Market Chinatown: Hong Kong Noodle Company and Paul’s Kitchen

Chinatown

#OurLA
During the COVID-19 pandemic, LA City Planning’s Office of Historic Resources has created a series of blogs called #OurLA to keep us connected to one another and to the places and neighborhoods that make Los Angeles special. This series highlights lesser-known historic buildings and historic places across the city – including places that help build community and connection. We’ll also be offering links to where you can learn more about related historic places and themes that have helped to define Los Angeles. 


The year 2021 marks the 150th anniversary of a tragic and shameful chapter in Los Angeles history – the Chinese Massacre of 1871. On October 24, 1871, a mob of some 500 Anglos, Europeans, and Mexicans entered Chinatown and began rioting, looting, and setting fire to the area. During the riot, 17 Chinese residents were tortured and hanged, making it the largest mass lynching in American history.

The Office of Mayor Garcetti, with members of the Civic Memory Working Group, are considering ways to memorialize and interpret these events this fall. But the history of the Chinese American community in Los Angeles is also a story of resilience and success, as detailed in the Chinese Americans in Los Angeles, 1850-1980 Historic Context Statement, prepared in 2018 for SurveyLA, the citywide historic resources survey.

While the 1871 massacre took place in the Old Chinatown, a second Chinese settlement developed in the first decade of the twentieth century, to the south in Downtown Los Angeles, around East 9th and South San Pedro Streets. As Chinese farmers transitioned from truck farming to wholesale produce businesses, wholesale produce markets were established in this district to accommodate increased demand for sale and distribution of fruits and vegetables.
The City Market of Los Angeles at 1057 South San Pedro Street was of particular importance to the Chinese American community. Incorporated in 1909, the market occupied over six acres and was designed in the Mission Revival style by Los Angeles architecture firm Morgan and Walls.

As the Chinese resident population grew, businesses that catered to Chinese customers—such as grocery stores, a pharmacy, and professional service offices including insurance, law and accounting offices—soon followed, lining the commercial streets around City Market.
 

Louie Produce Company
Louie Produce Company, 976-982 San Julian Street, City Market. 
(Photo Courtesy : El Pueblo Monument Photo Collection/ Los Angeles Public Library)

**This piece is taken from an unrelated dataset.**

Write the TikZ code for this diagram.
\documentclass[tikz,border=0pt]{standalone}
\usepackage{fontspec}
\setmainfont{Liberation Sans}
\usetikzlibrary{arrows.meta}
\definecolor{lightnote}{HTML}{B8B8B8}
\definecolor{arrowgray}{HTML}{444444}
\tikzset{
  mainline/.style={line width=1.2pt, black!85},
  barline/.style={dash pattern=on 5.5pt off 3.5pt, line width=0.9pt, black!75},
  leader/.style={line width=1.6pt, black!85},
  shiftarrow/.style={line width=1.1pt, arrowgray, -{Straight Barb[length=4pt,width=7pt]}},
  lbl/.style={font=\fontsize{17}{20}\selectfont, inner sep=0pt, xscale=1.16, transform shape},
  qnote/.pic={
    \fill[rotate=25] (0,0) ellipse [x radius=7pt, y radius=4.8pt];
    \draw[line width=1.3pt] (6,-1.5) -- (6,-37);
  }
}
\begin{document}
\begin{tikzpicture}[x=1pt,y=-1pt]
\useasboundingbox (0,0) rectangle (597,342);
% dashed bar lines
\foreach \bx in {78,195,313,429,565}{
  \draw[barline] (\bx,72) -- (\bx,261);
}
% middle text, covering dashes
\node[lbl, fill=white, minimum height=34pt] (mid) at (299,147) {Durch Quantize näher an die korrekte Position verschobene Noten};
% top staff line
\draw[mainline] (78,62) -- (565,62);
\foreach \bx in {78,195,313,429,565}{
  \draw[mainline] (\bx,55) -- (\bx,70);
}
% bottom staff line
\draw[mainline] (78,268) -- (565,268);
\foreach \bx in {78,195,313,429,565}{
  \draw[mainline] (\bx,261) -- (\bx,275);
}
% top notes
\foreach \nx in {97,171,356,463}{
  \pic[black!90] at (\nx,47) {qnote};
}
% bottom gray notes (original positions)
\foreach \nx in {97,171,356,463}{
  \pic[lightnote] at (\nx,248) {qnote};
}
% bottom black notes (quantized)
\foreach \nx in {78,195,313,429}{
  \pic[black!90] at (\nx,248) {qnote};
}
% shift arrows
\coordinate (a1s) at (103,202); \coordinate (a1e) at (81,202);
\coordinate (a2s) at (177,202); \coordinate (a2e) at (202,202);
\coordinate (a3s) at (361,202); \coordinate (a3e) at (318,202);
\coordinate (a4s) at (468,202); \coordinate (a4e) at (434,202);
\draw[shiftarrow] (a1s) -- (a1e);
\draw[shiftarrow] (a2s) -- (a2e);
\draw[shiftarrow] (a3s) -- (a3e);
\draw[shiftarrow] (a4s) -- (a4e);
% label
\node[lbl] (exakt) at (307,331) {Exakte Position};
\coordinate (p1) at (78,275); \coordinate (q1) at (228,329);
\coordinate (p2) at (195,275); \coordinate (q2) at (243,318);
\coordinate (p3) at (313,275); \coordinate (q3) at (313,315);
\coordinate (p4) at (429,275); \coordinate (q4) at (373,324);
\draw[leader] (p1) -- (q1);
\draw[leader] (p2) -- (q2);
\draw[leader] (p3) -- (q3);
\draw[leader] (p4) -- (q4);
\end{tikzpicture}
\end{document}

Although most of City Market has been demolished and little remains of Market Chinatown today, the Hong Kong Noodle Company at 950 South San Pedro Street remains standing, in a vernacular commercial building that has been its home continuously since 1910. The Company provided fresh and dry Chinese noodles, won ton skins, and other pasta products to Chinese American markets and restaurants in the areas. It is also popularly regarded as the birthplace of the fortune cookie in 1918, when its founder David Jung began distributing cookies with inspirational messages to unemployed men gathered on the street outside.

On the next block at 1012 S. San Pedro, is a building designed in 1968 by Chinese American architect Gilbert Leong. The upper floor of the building has been occupied since its construction by the Bow-On Association, a Chinese benevolent association established to provide for the needs of Chinese immigrants, such as social welfare and cultural activities, in order to preserve the culture and traditions of Chinese people. Benevolent associations were often organized around villages or surnames, serving immigrants who shared a common dialect or place of origin.
 

Paul's Ktchen
Paul's Kitchen (Photo Courtesy: Office of Historic Resources)


On the ground floor of the building is Paul's Kitchen, a Chinese restaurant that opened nearby in 1946 and moved to this location when the building was constructed. It continues to serve Cantonese cuisine popular for decades – dishes such as chop suey and egg foo yong – providing a continued glimpse into the Chinese American community that once thrived in the City Market neighborhood.